Another critical component of PRIMEed is the Learning Management System (LMS) developed specifically for the new program. What makes the LMS unique is that it has automated all steps of the process, from scoring the results of a competency evaluation, to enrolling students in specific courses, and scheduling them for the accompanying hands-on testing.

Once a student has met all of the prerequisites—the courses they must pass as determined by the initial competency evaluation—the LMS automatically provides them with the available hands-on evaluation schedule. Students cannot enroll in the hands-on component until they have mastered the theory behind each skill.

Beneficial Results
According to Horton, Greenville Tech has been able to meet the needs of its industrial customers in a flexible format. In addition, the PRIMEed program enables the school to keep its costs down, which results in lower costs of training for its customers.

Horton feels the same benefits accrue to the companies his school serves. They can train more people for less money and do so in a customized format. "If I offer courses to the public I have to aim for the average student, but if a company only has electrical issues, I can create a custom curriculum around its requirement."

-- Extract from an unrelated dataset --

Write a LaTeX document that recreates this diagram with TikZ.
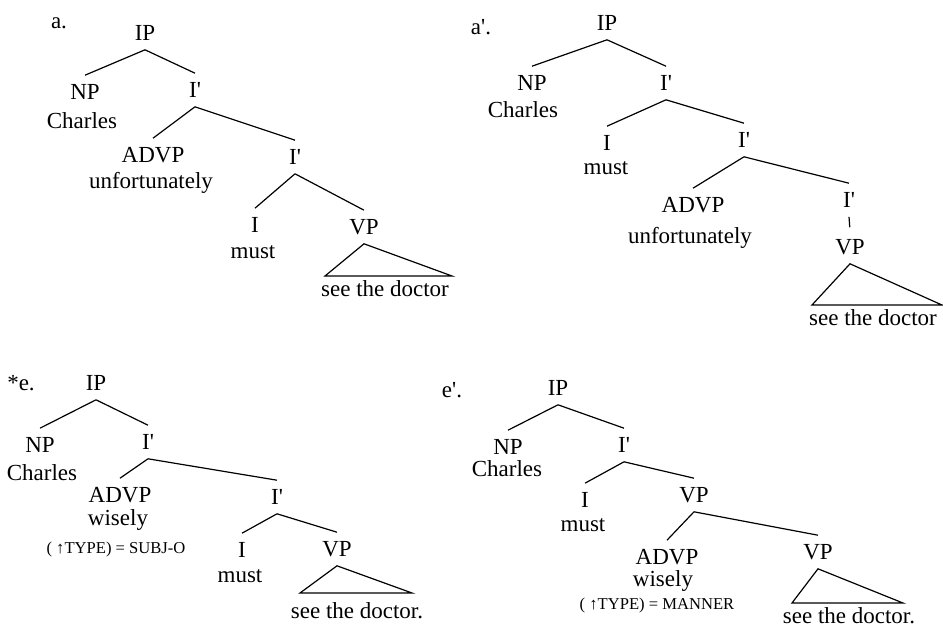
\documentclass[tikz,border=0pt]{standalone}
\usepackage{fontspec}
\setmainfont{Liberation Serif}
\usepackage{tikz}

\newcommand{\ibar}{I\textquotesingle}

\begin{document}
\begin{tikzpicture}[
      x=0.5pt, y=-0.5pt,
      font=\fontsize{11.5}{13}\selectfont,
      cat/.style={inner sep=0pt, text height=7.6pt, text depth=0pt,
                  outer xsep=0pt, outer ysep=4.6pt},
      word/.style={inner sep=0pt},
      note/.style={inner sep=0pt, font=\fontsize{8.3}{10}\selectfont},
      tag/.style={inner sep=0pt},
      branch/.style={line width=0.6pt},
    ]
    \useasboundingbox (0,0) rectangle (943,627);

    % Tree a.
    \node[tag] (tagA) at (59,23) {a.};
    \node[cat] (ipA) at (145,33) {IP};
    \node[cat] (npA) at (85,92) {NP};
    \node[word] (chA) at (82,121) {Charles};
    \node[cat] (ibA1) at (195,90) {\ibar};
    \node[cat] (advpA) at (153,155) {ADVP};
    \node[word] (unA) at (151,183) {unfortunately};
    \node[cat] (ibA2) at (295,157) {\ibar};
    \node[cat] (iA) at (255,225) {I};
    \node[word] (muA) at (253,252) {must};
    \node[cat] (vpA) at (364,227) {VP};
    \coordinate (vpAl) at (325,276);
    \coordinate (vpAr) at (452,276);
    \node[word] (sdA) at (385,289) {see the doctor};

    \draw[branch] (ipA.south) -- (npA.north);
    \draw[branch] (ipA.south) -- (ibA1.north);
    \draw[branch] (ibA1.south) -- (advpA.north);
    \draw[branch] (ibA1.south) -- (ibA2.north);
    \draw[branch] (ibA2.south) -- (iA.north);
    \draw[branch] (ibA2.south) -- (vpA.north);
    \draw[branch] (vpAl) -- (vpA.south) -- (vpAr) -- cycle;

    % Tree a'.
    \node[tag] (tagP) at (481,27) {a\textquotesingle.};
    \node[cat] (ipP) at (607,23) {IP};
    \node[cat] (npP) at (532,83) {NP};
    \node[word] (chP) at (523,110) {Charles};
    \node[cat] (ibP1) at (666,83) {\ibar};
    \node[cat] (iP) at (607,143) {I};
    \node[word] (muP) at (606,168) {must};
    \node[cat] (ibP2) at (744,140) {\ibar};
    \node[cat] (advpP) at (693,205) {ADVP};
    \node[word] (unP) at (690,238) {unfortunately};
    \node[cat] (ibP3) at (849,200) {\ibar};
    \node[cat] (vpP) at (850,247) {VP};
    \coordinate (vpPl) at (812,305);
    \coordinate (vpPr) at (942,305);
    \node[word] (sdP) at (873,318) {see the doctor};

    \draw[branch] (ipP.south) -- (npP.north);
    \draw[branch] (ipP.south) -- (ibP1.north);
    \draw[branch] (ibP1.south) -- (iP.north);
    \draw[branch] (ibP1.south) -- (ibP2.north);
    \draw[branch] (ibP2.south) -- (advpP.north);
    \draw[branch] (ibP2.south) -- (ibP3.north);
    \draw[branch, shorten >=1.5pt] (ibP3.south) -- (vpP.north);
    \draw[branch] (vpPl) -- (vpP.south) -- (vpPr) -- cycle;

    % Tree *e.
    \node[tag] (tagE) at (21,383) {*e.};
    \node[cat] (ipE) at (96,383) {IP};
    \node[cat] (npE) at (40,445) {NP};
    \node[word] (chE) at (42,473) {Charles};
    \node[cat] (ibE1) at (148,442) {\ibar};
    \node[cat] (advpE) at (120,495) {ADVP};
    \node[word] (wiE) at (118,520) {wisely};
    \node[note] (anE) at (116,549) {( \textuparrow TYPE) = SUBJ-O};
    \node[cat] (ibE2) at (277,497) {\ibar};
    \node[cat] (iE) at (242,550) {I};
    \node[word] (muE) at (240,576) {must};
    \node[cat] (vpE) at (337,549) {VP};
    \coordinate (vpEl) at (300,593);
    \coordinate (vpEr) at (412,593);
    \node[word] (sdE) at (357,611) {see the doctor.};

    \draw[branch] (ipE.south) -- (npE.north);
    \draw[branch] (ipE.south) -- (ibE1.north);
    \draw[branch] (ibE1.south) -- (advpE.north);
    \draw[branch] (ibE1.south) -- (ibE2.north);
    \draw[branch] (ibE2.south) -- (iE.north);
    \draw[branch] (ibE2.south) -- (vpE.north);
    \draw[branch] (vpEl) -- (vpE.south) -- (vpEr) -- cycle;

    % Tree e'.
    \node[tag] (tagF) at (452,390) {e\textquotesingle.};
    \node[cat] (ipF) at (558,388) {IP};
    \node[cat] (npF) at (508,447) {NP};
    \node[word] (chF) at (507,469) {Charles};
    \node[cat] (ibF) at (624,445) {\ibar};
    \node[cat] (iF) at (585,500) {I};
    \node[word] (muF) at (583,525) {must};
    \node[cat] (vpF1) at (694,495) {VP};
    \node[cat] (advpF) at (667,557) {ADVP};
    \node[word] (wiF) at (663,581) {wisely};
    \node[note] (anF) at (657,606) {( \textuparrow TYPE) = MANNER};
    \node[cat] (vpF2) at (818,552) {VP};
    \coordinate (vpFl) at (792,603);
    \coordinate (vpFr) at (903,603);
    \node[word] (sdF) at (849,616) {see the doctor.};

    \draw[branch] (ipF.south) -- (npF.north);
    \draw[branch] (ipF.south) -- (ibF.north);
    \draw[branch] (ibF.south) -- (iF.north);
    \draw[branch] (ibF.south) -- (vpF1.north);
    \draw[branch] (vpF1.south) -- (advpF.north);
    \draw[branch] (vpF1.south) -- (vpF2.north);
    \draw[branch] (vpFl) -- (vpF2.south) -- (vpFr) -- cycle;

  \end{tikzpicture}
\end{document}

For Solutia, the greatest benefit has been the post-course competency evaluations. In addition, company personnel have discovered the coursework is much more rigorous than they expected and more demanding than what they took in a classroom. Shiplett says his supervisors also love the fact that his costs are only one-tenth of those he used to pay for traditional training.

The use of Web-based courses in combination with hands-on performance evaluations, all administered by a learning management system, g'es a long way toward realizing the benefits that new, technology-based learning systems can offer.